We then had to move out of the temporary rental – which was extended by a month with no contract. The reason being is sometimes you do get a great instinct about someone and this couple couldn’t have been more helpful or kind to us.

Enter another lovely couple who said we could move in with no expiry, same rent plus bills. Against my own advice I didn’t get a contract as you feel a bit bad asking. However, whilst the property was great and they were very fair with the bills etc – three weeks after moving in we were told actually could we be out the second week of December as family were coming to stay. Fair enough but would I have moved my children for a third time had I been made of aware of this? No.

The moral of this story is to get a contract and don’t assume everyone is nice and helpful. Ultimately they are looking out for their own interests and not yours. Not all but some.

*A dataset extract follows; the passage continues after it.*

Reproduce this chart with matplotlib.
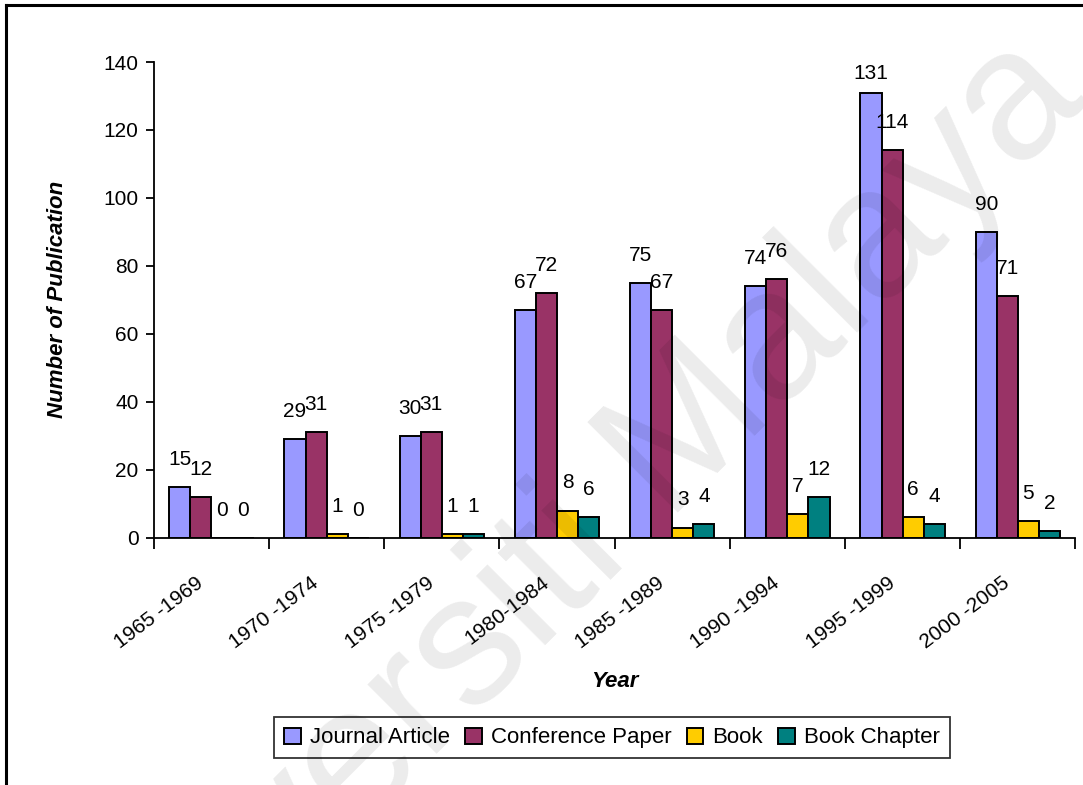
import numpy as np
import matplotlib.pyplot as plt
from matplotlib.lines import Line2D
from matplotlib.transforms import ScaledTranslation

plt.rcParams['font.family'] = ['Liberation Sans', 'DejaVu Sans']

# data
periods = ['1965 -1969', '1970 -1974', '1975 -1979', '1980-1984',
           '1985 -1989', '1990 -1994', '1995 -1999', '2000 -2005']
journal = [15, 29, 30, 67, 75, 74, 131, 90]
conference = [12, 31, 31, 72, 67, 76, 114, 71]
book = [0, 1, 1, 8, 3, 7, 6, 5]
chapter = [0, 0, 1, 6, 4, 12, 4, 2]

series = [('Journal Article', journal, '#9999FF'),
          ('Conference Paper', conference, '#993366'),
          ('Book', book, '#FFCC00'),
          ('Book Chapter', chapter, '#008080')]

fig = plt.figure(figsize=(10.83, 7.85), dpi=100)
ax = fig.add_axes([0.142, 0.315, 0.851, 0.606])

x = np.arange(len(periods))
w = 0.183
for i, (name, vals, col) in enumerate(series):
    pos = x + (i - 1.5) * w
    ax.bar(pos, vals, w, color=col, edgecolor='black', linewidth=1.4,
           label=name, zorder=2)
    for px, v in zip(pos, vals):
        off = 7 if v > 125 else 13
        ax.annotate(str(v), (px, v), xytext=(0, off), textcoords='offset points',
                    ha='center', va='bottom', fontsize=15)

ax.set_xlim(-0.5, len(periods) - 0.5)
ax.set_ylim(0, 140)
ax.set_yticks(range(0, 141, 20))
ax.tick_params(axis='y', labelsize=15, length=6, width=1.3, direction='out',
               pad=5)
ax.set_xticks(x)
ax.set_xticklabels(periods, rotation=37, ha='right', va='center',
                   rotation_mode='anchor', fontsize=15)
ax.tick_params(axis='x', length=0, pad=31)
shift = ScaledTranslation(-0.1, 0, fig.dpi_scale_trans)
for lab in ax.get_xticklabels():
    lab.set_transform(lab.get_transform() + shift)
# tick marks between the categories
ax.set_xticks(np.arange(-0.5, len(periods)), minor=True)
ax.tick_params(axis='x', which='minor', length=8, width=1.3, direction='out')

for s in ['top', 'right']:
    ax.spines[s].set_visible(False)
ax.spines['left'].set_linewidth(1.3)
ax.spines['bottom'].set_linewidth(1.3)

ax.set_ylabel('Number of Publication', fontsize=16, fontweight='bold',
              fontstyle='italic')
ax.yaxis.set_label_coords(-0.093, 0.5)
ax.set_xlabel('Year', fontsize=16, fontweight='bold', fontstyle='italic')
ax.xaxis.set_label_coords(0.5, -0.28)

leg = fig.legend(loc='center', bbox_to_anchor=(0.565, 0.06), ncol=4,
                 fontsize=16, frameon=True, fancybox=False, edgecolor='black',
                 handlelength=0.75, handleheight=0.75, handletextpad=0.4,
                 columnspacing=0.7, borderpad=0.45)
leg.get_frame().set_linewidth(1.3)

# frame around the picture (only left and top edges are visible)
fig.add_artist(Line2D([0.006, 0.006], [0, 0.993], color='black', lw=2.2))
fig.add_artist(Line2D([0.006, 1], [0.993, 0.993], color='black', lw=2.2))

# watermark
fig.text(0.515, 0.28, 'Universiti Malaya', fontsize=133, color='black',
         alpha=0.08, rotation=45, ha='center', va='center', zorder=10)

fig.savefig('out.png', dpi=100)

Facebook Groups/Anglo Websites

A shout out on facebook groups like these will see a response and you should be able to get a lead from here. However, please apply the above advice!

Also don’t forget your local Mairie – they will often have details of local properties available for rent or even a house that belongs to the commune that is available for this purpose.

Below are some more comprehensive guides on renting in France without references to Reggie Kray.

FrenchProperty.com – Tenancy Agreements

Home and Away

Expatica – Your Rights Renting In France




6 thoughts on “Top 5 Tips For Renting In France”

  1. This is an honest account that I hope helps others looking to relocate to France. Not sugar coating the reality will enable people to understand that whilst, in many cases, the grass maybe greener on the other side, it is also likely to have plenty of cows and flies too!!!
    An interesting post.


  2. Yes, good article giving a realistic honest picture. Thanks for sharing some excellent advice.
    We didn’t rent before we bought, (but we struck lucky with our property search).